Bisher wurde jedoch noch nicht untersucht, ob die Glaubwürdigkeit der
Aussagenquelle einen Einfluss auf die Glaubwürdigkeitseinschätzung von Aussagen
ausüben kann. Ebenso wurde noch nicht erforscht, ob der Negativity-Credibility-Bias
auch bei einem bekannten Thema auftritt, zu dem Rezipienten bereits eine
Voreinstellung haben. In den eben erläuterten Bereichen besteht also eine
Forschungslücke, welche diese Arbeit zu füllen versucht.
Ausgehend davon und auf Basis des Negativity-Credibility-Bias geht die Forschung in
dieser Arbeit den folgenden Fragen nach:
- Wird
die
Glaubwürdigkeitseinschätzung
von Aussagen durch die Glaubwürdigkeit
des Kommunikators beeinflusst?
- Besteht
ein
Zusammenhang
zwischen der Einschätzung der Glaubwürdigkeit des
Kommunikators und der Einschätzung der Glaubwürdigkeit seiner Aussagen?

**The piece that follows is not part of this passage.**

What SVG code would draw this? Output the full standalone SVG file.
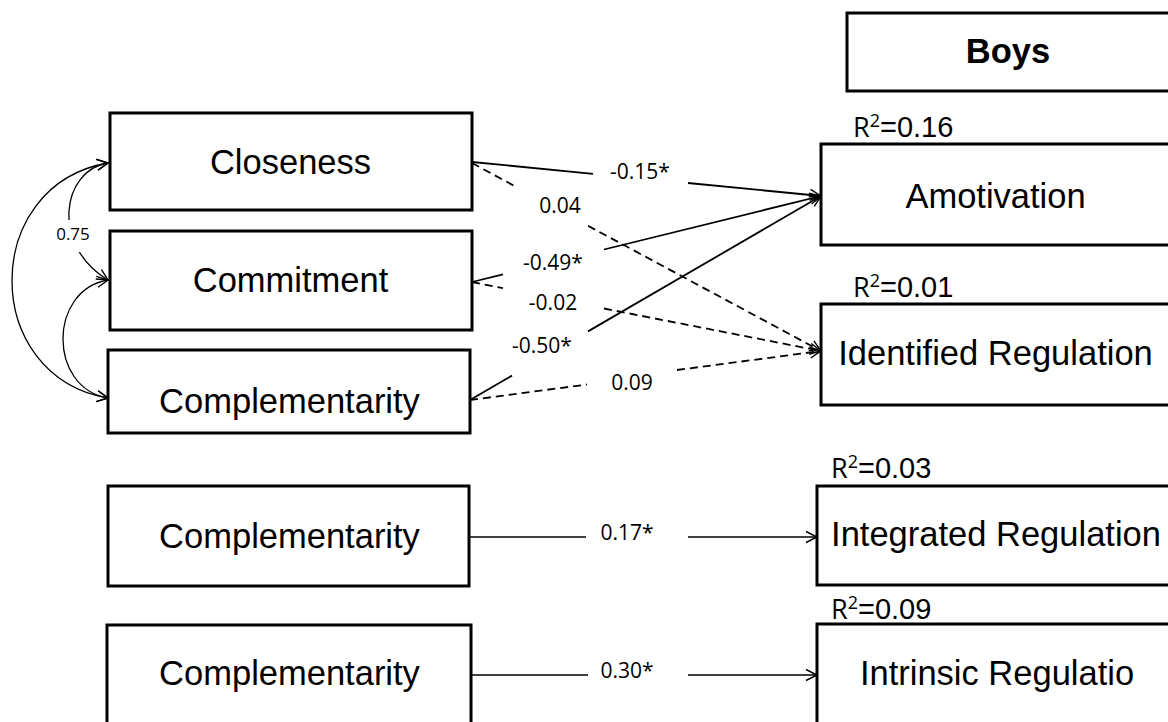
<svg xmlns="http://www.w3.org/2000/svg" width="1168" height="722" viewBox="0 0 1168 722">
<defs>
<style>
.box{fill:#fff;stroke:#000;stroke-width:3}
.nt{font-family:"Liberation Sans",Arial,sans-serif;font-size:34.5px;text-anchor:middle;fill:#000}
.bold{font-weight:bold}
.el{font-family:"Open Sans","Liberation Sans",sans-serif;font-size:21px;text-anchor:middle;fill:#000}
.r2{font-family:"Liberation Sans",Arial,sans-serif;font-size:29px;fill:#000}
.r2r{font-family:"Open Sans","Liberation Sans",sans-serif;font-size:27px}
.sup{font-family:"Open Sans","Liberation Sans",sans-serif;font-size:18px}
.ln{fill:none;stroke:#000;stroke-width:1.8}
.dash{stroke-dasharray:8 5}
.thin{fill:none;stroke:#000;stroke-width:1.3}
</style>
<marker id="arr" markerUnits="userSpaceOnUse" markerWidth="16" markerHeight="16" viewBox="-14 -8 16 16" refX="0" refY="0" orient="auto-start-reverse">
<path d="M-11,-5.5 L0,0 L-11,5.5" fill="none" stroke="#000" stroke-width="1.4"/>
</marker>
</defs>
<rect width="1168" height="722" fill="#fff"/>

<g id="connectors">
<path class="ln" d="M472,162 L593,173.8"/>
<path class="ln" d="M688,183 L821,196" marker-end="url(#arr)"/>
<path class="ln dash" d="M472,163 L515,186.3"/>
<path class="ln dash" d="M588,225.8 L821,351" marker-end="url(#arr)"/>
<path class="ln" d="M472,282 L503,274.4"/>
<path class="ln" d="M604,249.5 L821,196" marker-end="url(#arr)"/>
<path class="ln dash" d="M472,282 L503,288.2"/>
<path class="ln dash" d="M604,308.5 L821,351" marker-end="url(#arr)"/>
<path class="ln" d="M470,400 L512,375.6"/>
<path class="ln" d="M588,331.4 L821,196" marker-end="url(#arr)"/>
<path class="ln dash" d="M470,400 L587,384.5"/>
<path class="ln dash" d="M677,370 L821,351" marker-end="url(#arr)"/>
<path class="thin" d="M470,537 L586,537"/>
<path class="thin" d="M688,537 L817,537" marker-end="url(#arr)"/>
<path class="thin" d="M471,675 L588,675"/>
<path class="thin" d="M688,675 L817,675" marker-end="url(#arr)"/>
<path class="thin" d="M108,163 C-20,185 -20,376 108,398" marker-start="url(#arr)" marker-end="url(#arr)"/>
<path class="thin" d="M108,163 C62,170 50,245 108,280" marker-start="url(#arr)" marker-end="url(#arr)"/>
<rect x="52" y="220" width="44" height="32" fill="#fff"/>
<path class="thin" d="M108,280 C48,290 48,388 108,398" marker-start="url(#arr)" marker-end="url(#arr)"/>
<text class="el" x="640" y="179">-0.15*</text>
<text class="el" x="560" y="213">0.04</text>
<text class="el" x="553" y="270">-0.49*</text>
<text class="el" x="553" y="310">-0.02</text>
<text class="el" x="542" y="353">-0.50*</text>
<text class="el" x="632" y="390">0.09</text>
<text class="el" x="627" y="540">0.17*</text>
<text class="el" x="627" y="678">0.30*</text>
<text class="el" x="73" y="240" style="font-size:17px">0.75</text>
</g>

<g id="closeness"><rect class="box" x="110" y="113" width="362" height="97"/><text class="nt" x="290.5" y="174">Closeness</text></g>
<g id="commitment"><rect class="box" x="110" y="231" width="362" height="99"/><text class="nt" x="290.5" y="292">Commitment</text></g>
<g id="complementarity1"><rect class="box" x="108" y="350" width="362" height="83"/><text class="nt" x="289.5" y="413">Complementarity</text></g>
<g id="complementarity2"><rect class="box" x="108" y="486" width="361" height="100"/><text class="nt" x="289.5" y="548">Complementarity</text></g>
<g id="complementarity3"><rect class="box" x="107" y="625" width="364" height="110"/><text class="nt" x="289.5" y="685">Complementarity</text></g>

<g id="boys"><rect class="box" x="847" y="13" width="330" height="78"/><text class="nt bold" x="1008" y="63">Boys</text></g>
<g id="amotivation"><rect class="box" x="821" y="144" width="360" height="101"/><text class="nt" x="995.5" y="208">Amotivation</text>
<text class="r2" x="853" y="137"><tspan class="r2r">R</tspan><tspan class="sup" dy="-10">2</tspan><tspan dy="10">=0.16</tspan></text></g>
<g id="identified"><rect class="box" x="821" y="304" width="360" height="101"/><text class="nt" x="995.5" y="365">Identified Regulation</text>
<text class="r2" x="853" y="297"><tspan class="r2r">R</tspan><tspan class="sup" dy="-10">2</tspan><tspan dy="10">=0.01</tspan></text></g>
<g id="integrated"><rect class="box" x="817" y="486" width="360" height="99"/><text class="nt" x="996" y="546">Integrated Regulation</text>
<text class="r2" x="831" y="478"><tspan class="r2r">R</tspan><tspan class="sup" dy="-10">2</tspan><tspan dy="10">=0.03</tspan></text></g>
<g id="intrinsic"><rect class="box" x="817" y="624" width="360" height="110"/><text class="nt" x="997" y="685">Intrinsic Regulatio</text>
<text class="r2" x="831" y="619"><tspan class="r2r">R</tspan><tspan class="sup" dy="-10">2</tspan><tspan dy="10">=0.09</tspan></text></g>
</svg>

- Spielt das Involvement der Rezipienten bei der Einschätzung der Glaubwürdigkeit
von Aussagen und deren Kommunikator eine Rolle?
Die vorliegende Arbeit besteht aus vier Teilen. Der erste Teil soll den theoretischen
Hintergrund der Studie darstellen. Zuerst erfolgt dazu die Klärung der wichtigsten
Begrifflichkeiten. Im Anschluss an diese Begriffsklärungen werden alle Ansätze, welche
dem Negativity-Credibility-Bias gewidmet sind, betrachtet. Im kurzen Abriss werden
hier auch die möglichen Ursachen dieses Effekts diskutiert. Im folgenden Teil werden
die forschungsleitenden Hypothesen, welche sich auch aus bisherigen
Forschungsergebnissen zum Thema ableiten lassen und welche den Gang der
Forschung dieser Arbeit definieren, vorgestellt. Der dritte Teil ist dem methodischen
Vorgehen gewidmet. Hier werden die Forschungsmethode, der Ablauf der
Untersuchung sowie die Stichprobe beschrieben. Im letzten Teil werden die
Ergebnisse der Hypothesentests dargestellt und erläutert. Im Fazit werden schließlich
die wichtigsten Studien-Ergebnisse zusammengefasst und analysiert. Hier soll auch
ein Ausblick auf zukünftig mögliche Studien gegeben werden.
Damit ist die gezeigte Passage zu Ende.